Failure Modes: Feedback Loops, Position Bias, and Drift
FEEDBACK LOOP COLLAPSE
When the system only shows high-confidence items, it never gathers data on alternatives. Items that were good become the only items with enough data to seem good. New items never get shown, never get clicks, never seem worth showing. The system converges to a tiny subset of the catalog. Fix by enforcing minimum exploration rates and diversity constraints.
POSITION BIAS IN TRAINING
Items shown in position 1 get 5 to 10 times more clicks than position 5, regardless of relevance. If you train on raw click data, the model learns that position 1 items are better. When you deploy, it ranks those items higher because they were clicked more, not because they were more relevant.

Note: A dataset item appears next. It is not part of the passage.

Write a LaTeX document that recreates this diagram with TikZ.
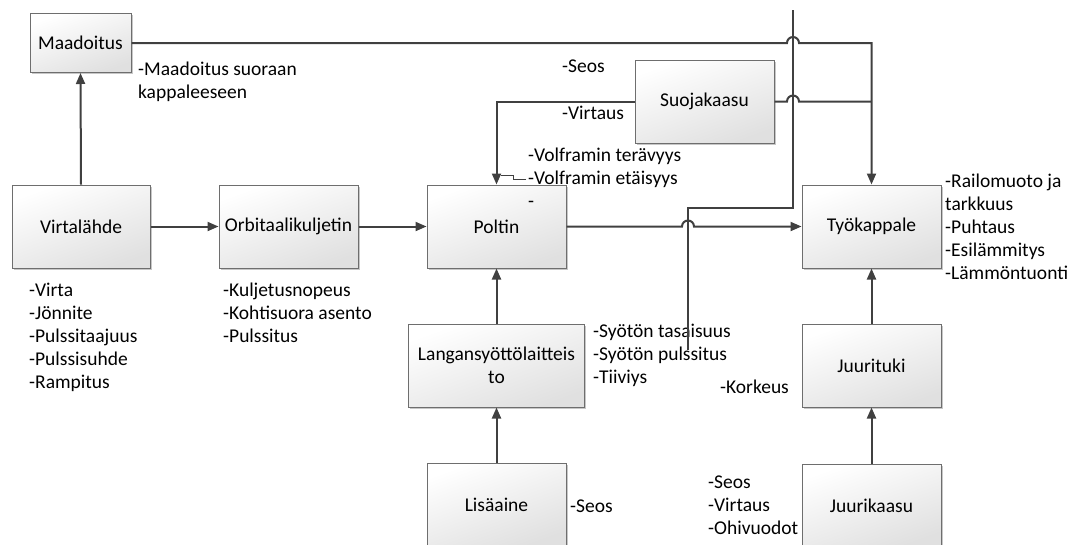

Debias by logging position and using inverse propensity scoring (weighting clicks by 1 / probability of being shown in that position).
DELAYED FEEDBACK
Clicks happen in seconds, but purchases happen in hours or days. If you optimize for clicks, you might surface items that get clicked but rarely purchased. If you wait for purchase signals, you react too slowly. Common solution: use click as immediate signal, then retroactively adjust when purchase data arrives.
CONTEXT DRIFT
The relationship between context and reward changes over time. Holiday shopping behavior differs from regular browsing. A model trained in November fails in February. Detect drift by monitoring prediction accuracy over time. Retrain or use sliding window training to adapt.